Britain has indicated it would back this compromise over the whaling near Japan’s shores and not elsewhere, with the British seeing “playing for a draw” the best option with a win not possible.
This compromise would put an end to the annual confrontation in the waters of the Southern Oceans.
I would be relieved to not have to come down to these waters again to battle the Japanese whalers. But we will begin preparation to return and we will be ready to return if Japan refuses to accept this compromise. We must abolish whaling in the Southern Oceans Whale Sanctuary. We cannot retreat from this position.
The Sea Shepherd Conservation Society has just completed its fourth annual campaign to the Southern Ocean. Campaigns in 2002/2003 and again in 2005/2006, 2006/2007, and 2007/2008 have seen Sea Shepherd returning each year stronger and more determined than the year before.
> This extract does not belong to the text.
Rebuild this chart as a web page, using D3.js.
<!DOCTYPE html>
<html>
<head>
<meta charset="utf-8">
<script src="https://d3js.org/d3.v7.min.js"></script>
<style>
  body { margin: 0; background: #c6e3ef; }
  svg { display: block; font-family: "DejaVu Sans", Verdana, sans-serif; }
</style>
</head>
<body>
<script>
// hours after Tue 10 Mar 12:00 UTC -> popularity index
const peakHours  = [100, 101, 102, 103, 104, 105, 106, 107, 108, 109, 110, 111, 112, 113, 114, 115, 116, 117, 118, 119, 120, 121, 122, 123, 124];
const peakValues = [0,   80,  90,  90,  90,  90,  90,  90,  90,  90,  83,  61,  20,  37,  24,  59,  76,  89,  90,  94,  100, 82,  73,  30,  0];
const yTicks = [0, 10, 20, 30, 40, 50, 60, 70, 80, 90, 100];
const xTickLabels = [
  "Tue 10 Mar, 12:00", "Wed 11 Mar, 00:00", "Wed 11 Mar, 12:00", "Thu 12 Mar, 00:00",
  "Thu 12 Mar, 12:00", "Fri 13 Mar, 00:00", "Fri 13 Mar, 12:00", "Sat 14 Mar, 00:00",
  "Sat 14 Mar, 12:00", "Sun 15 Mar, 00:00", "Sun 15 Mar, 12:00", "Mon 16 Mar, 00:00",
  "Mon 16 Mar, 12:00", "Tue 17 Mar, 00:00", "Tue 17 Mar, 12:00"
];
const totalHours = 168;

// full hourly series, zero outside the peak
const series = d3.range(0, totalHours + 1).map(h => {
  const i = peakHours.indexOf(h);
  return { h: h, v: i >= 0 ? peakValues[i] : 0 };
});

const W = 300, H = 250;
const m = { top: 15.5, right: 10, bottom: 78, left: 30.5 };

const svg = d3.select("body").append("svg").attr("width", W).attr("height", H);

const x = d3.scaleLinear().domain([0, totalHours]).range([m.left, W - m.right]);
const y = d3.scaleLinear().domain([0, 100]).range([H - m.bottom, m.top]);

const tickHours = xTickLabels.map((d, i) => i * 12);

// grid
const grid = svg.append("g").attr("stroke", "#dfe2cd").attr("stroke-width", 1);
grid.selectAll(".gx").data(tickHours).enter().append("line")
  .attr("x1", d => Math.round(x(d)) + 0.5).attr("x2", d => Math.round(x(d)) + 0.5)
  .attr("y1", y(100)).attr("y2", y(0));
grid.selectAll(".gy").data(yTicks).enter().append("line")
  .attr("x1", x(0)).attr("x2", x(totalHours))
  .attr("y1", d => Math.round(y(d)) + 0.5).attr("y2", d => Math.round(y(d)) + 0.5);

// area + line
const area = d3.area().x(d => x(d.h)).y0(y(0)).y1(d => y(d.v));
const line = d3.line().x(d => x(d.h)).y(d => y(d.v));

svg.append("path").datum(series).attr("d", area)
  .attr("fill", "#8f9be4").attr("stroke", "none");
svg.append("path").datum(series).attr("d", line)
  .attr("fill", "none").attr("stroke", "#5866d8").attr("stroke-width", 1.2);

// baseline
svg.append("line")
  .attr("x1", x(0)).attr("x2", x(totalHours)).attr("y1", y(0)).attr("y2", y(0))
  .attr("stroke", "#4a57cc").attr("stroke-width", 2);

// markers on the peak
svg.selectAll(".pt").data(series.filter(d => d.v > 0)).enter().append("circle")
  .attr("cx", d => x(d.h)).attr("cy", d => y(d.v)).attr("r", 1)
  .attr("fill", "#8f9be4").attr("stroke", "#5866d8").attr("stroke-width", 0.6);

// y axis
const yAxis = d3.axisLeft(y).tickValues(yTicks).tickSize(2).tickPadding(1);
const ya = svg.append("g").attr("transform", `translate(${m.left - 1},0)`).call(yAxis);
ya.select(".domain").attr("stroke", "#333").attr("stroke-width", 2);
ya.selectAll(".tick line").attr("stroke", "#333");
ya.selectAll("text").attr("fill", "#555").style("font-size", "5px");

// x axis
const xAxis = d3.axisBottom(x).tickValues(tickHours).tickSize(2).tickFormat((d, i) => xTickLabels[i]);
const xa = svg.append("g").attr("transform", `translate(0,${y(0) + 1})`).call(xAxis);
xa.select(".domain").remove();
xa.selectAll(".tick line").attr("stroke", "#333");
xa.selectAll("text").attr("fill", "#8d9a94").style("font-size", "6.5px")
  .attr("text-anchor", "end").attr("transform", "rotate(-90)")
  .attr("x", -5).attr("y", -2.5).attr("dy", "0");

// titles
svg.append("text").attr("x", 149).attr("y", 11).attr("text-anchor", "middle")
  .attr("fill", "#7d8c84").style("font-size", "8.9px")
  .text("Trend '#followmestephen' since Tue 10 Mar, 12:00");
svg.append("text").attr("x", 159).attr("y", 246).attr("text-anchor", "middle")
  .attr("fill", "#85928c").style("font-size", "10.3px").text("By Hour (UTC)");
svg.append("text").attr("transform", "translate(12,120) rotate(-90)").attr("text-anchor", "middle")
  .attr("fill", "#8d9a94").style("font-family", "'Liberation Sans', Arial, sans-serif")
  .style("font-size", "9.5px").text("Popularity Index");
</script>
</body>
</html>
Our goal for next year is to secure a 2nd ship and to keep on the tail of the Japanese fleet from the beginning of the season until the end of the season. This year the Japanese whaling fleet did not even get half their quota. Our objective next year will be 100%.
Can we do it? Yes, given the support, two ships, our helicopter and two dedicated and courageous crews of volunteers we will be able to stop the whale killers before they kill again.
And if the Japanese decide to pull out and accept the compromise to leave the waters of the Southern Oceans in peace, then we will transfer our preparations and set our sights on targeting the continued illegal whaling operations off the coast of Norway.
I have been fighting whalers since 1974 which is all of my adult life. I would dearly love to see whaling abolished before I die and if that means spending the remainder of my days fighting whalers on the high seas than that is what it will be.